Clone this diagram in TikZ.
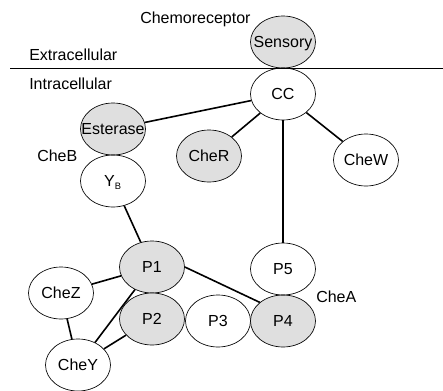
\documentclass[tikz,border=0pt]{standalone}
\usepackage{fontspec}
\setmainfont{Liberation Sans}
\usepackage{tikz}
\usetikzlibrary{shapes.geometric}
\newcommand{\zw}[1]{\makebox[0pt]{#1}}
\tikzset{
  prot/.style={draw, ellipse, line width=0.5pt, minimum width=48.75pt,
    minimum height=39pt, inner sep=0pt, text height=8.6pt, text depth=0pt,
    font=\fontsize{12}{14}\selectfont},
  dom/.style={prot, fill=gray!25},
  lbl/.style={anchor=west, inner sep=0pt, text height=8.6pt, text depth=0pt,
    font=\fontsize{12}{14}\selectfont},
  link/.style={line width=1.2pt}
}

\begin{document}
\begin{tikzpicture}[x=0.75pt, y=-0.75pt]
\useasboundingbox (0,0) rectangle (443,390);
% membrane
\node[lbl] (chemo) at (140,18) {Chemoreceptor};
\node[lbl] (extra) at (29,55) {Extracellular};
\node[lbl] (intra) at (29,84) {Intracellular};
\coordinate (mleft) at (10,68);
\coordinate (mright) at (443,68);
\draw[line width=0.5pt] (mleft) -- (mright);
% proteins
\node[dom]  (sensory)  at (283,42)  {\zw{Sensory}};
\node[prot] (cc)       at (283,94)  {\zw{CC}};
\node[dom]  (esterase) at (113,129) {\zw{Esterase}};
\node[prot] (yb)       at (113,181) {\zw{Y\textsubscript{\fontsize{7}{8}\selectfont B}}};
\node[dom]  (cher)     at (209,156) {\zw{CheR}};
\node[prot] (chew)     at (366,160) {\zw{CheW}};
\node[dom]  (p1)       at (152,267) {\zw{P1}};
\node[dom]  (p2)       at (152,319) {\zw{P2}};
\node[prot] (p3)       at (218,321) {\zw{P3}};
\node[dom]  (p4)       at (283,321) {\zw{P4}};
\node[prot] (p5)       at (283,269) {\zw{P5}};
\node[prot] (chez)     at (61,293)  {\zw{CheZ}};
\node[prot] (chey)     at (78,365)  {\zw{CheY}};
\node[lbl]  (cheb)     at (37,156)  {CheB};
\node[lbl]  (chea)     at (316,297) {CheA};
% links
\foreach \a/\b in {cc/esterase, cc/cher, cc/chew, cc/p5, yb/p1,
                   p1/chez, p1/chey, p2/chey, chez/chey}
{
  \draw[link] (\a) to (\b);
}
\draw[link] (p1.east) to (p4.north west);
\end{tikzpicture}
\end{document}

########

Stated goal: Print out the whole of the material word for word, without pictures.

Solution:
Clone this diagram in TikZ.
\documentclass[tikz,border=0pt]{standalone}
\usepackage{fontspec}
\setmainfont{Liberation Sans}
\usepackage{tikz}
\usetikzlibrary{shapes.geometric}
\newcommand{\zw}[1]{\makebox[0pt]{#1}}
\tikzset{
  prot/.style={draw, ellipse, line width=0.5pt, minimum width=48.75pt,
    minimum height=39pt, inner sep=0pt, text height=8.6pt, text depth=0pt,
    font=\fontsize{12}{14}\selectfont},
  dom/.style={prot, fill=gray!25},
  lbl/.style={anchor=west, inner sep=0pt, text height=8.6pt, text depth=0pt,
    font=\fontsize{12}{14}\selectfont},
  link/.style={line width=1.2pt}
}

\begin{document}
\begin{tikzpicture}[x=0.75pt, y=-0.75pt]
\useasboundingbox (0,0) rectangle (443,390);
% membrane
\node[lbl] (chemo) at (140,18) {Chemoreceptor};
\node[lbl] (extra) at (29,55) {Extracellular};
\node[lbl] (intra) at (29,84) {Intracellular};
\coordinate (mleft) at (10,68);
\coordinate (mright) at (443,68);
\draw[line width=0.5pt] (mleft) -- (mright);
% proteins
\node[dom]  (sensory)  at (283,42)  {\zw{Sensory}};
\node[prot] (cc)       at (283,94)  {\zw{CC}};
\node[dom]  (esterase) at (113,129) {\zw{Esterase}};
\node[prot] (yb)       at (113,181) {\zw{Y\textsubscript{\fontsize{7}{8}\selectfont B}}};
\node[dom]  (cher)     at (209,156) {\zw{CheR}};
\node[prot] (chew)     at (366,160) {\zw{CheW}};
\node[dom]  (p1)       at (152,267) {\zw{P1}};
\node[dom]  (p2)       at (152,319) {\zw{P2}};
\node[prot] (p3)       at (218,321) {\zw{P3}};
\node[dom]  (p4)       at (283,321) {\zw{P4}};
\node[prot] (p5)       at (283,269) {\zw{P5}};
\node[prot] (chez)     at (61,293)  {\zw{CheZ}};
\node[prot] (chey)     at (78,365)  {\zw{CheY}};
\node[lbl]  (cheb)     at (37,156)  {CheB};
\node[lbl]  (chea)     at (316,297) {CheA};
% links
\foreach \a/\b in {cc/esterase, cc/cher, cc/chew, cc/p5, yb/p1,
                   p1/chez, p1/chey, p2/chey, chez/chey}
{
  \draw[link] (\a) to (\b);
}
\draw[link] (p1.east) to (p4.north west);
\end{tikzpicture}
\end{document}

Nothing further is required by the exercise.